Integer Overflow in wf_cliprdr.c: How Clipboard Data Could Corrupt Memory
Introduction
The libs/clipboard/src/windows/wf_cliprdr.c file handles Windows clipboard redirection — the mechanism that lets users copy and paste between a local machine and a remote session. It's the kind of code that quietly does its job in the background, processing data that arrives from a remote peer. But buried at line 774, a subtle integer overflow flaw meant that a malicious remote peer could send specially crafted clipboard data and corrupt the application's heap.
This post breaks down exactly how that happens, what the fix looks like, and what every C developer should take away from this class of vulnerability.
The Vulnerability Explained
What Was Happening at Line 774
The vulnerable code allocated memory for an array of clipboard stream pointers using calloc:
// VULNERABLE - before the fix (wf_cliprdr.c, line 774)
instance->m_pStreams = (LPSTREAM*)calloc(instance->m_nStreams, sizeof(LPSTREAM));
At first glance, this looks perfectly normal. calloc(count, size) is the idiomatic C way to allocate a zeroed array. The problem is where m_nStreams comes from: it is derived directly from remote clipboard data, with no validation before it reaches this allocation.

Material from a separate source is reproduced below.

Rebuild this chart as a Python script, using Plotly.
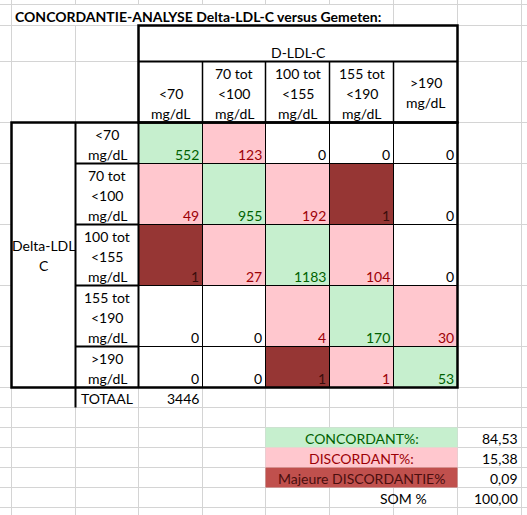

The Integer Overflow Mechanics
calloc(count, size) internally computes count * size to determine how many bytes to allocate. On a 64-bit system, sizeof(LPSTREAM) — which is sizeof(void*) — is 8 bytes.
Now consider what happens when an attacker sends a crafted m_nStreams value of, say, SIZE_MAX / 8 + 1 (which is 0x2000000000000001 on a 64-bit system):
count = 0x2000000000000001
size = 8
count * size = 0x2000000000000001 * 8
= 0x10000000000000008 (overflows to 0x8 on 64-bit)
The multiplication wraps around to just 8 bytes — enough for a single pointer. But the code then proceeds to write m_nStreams worth of stream pointers into that allocation, writing far beyond the end of the 8-byte buffer.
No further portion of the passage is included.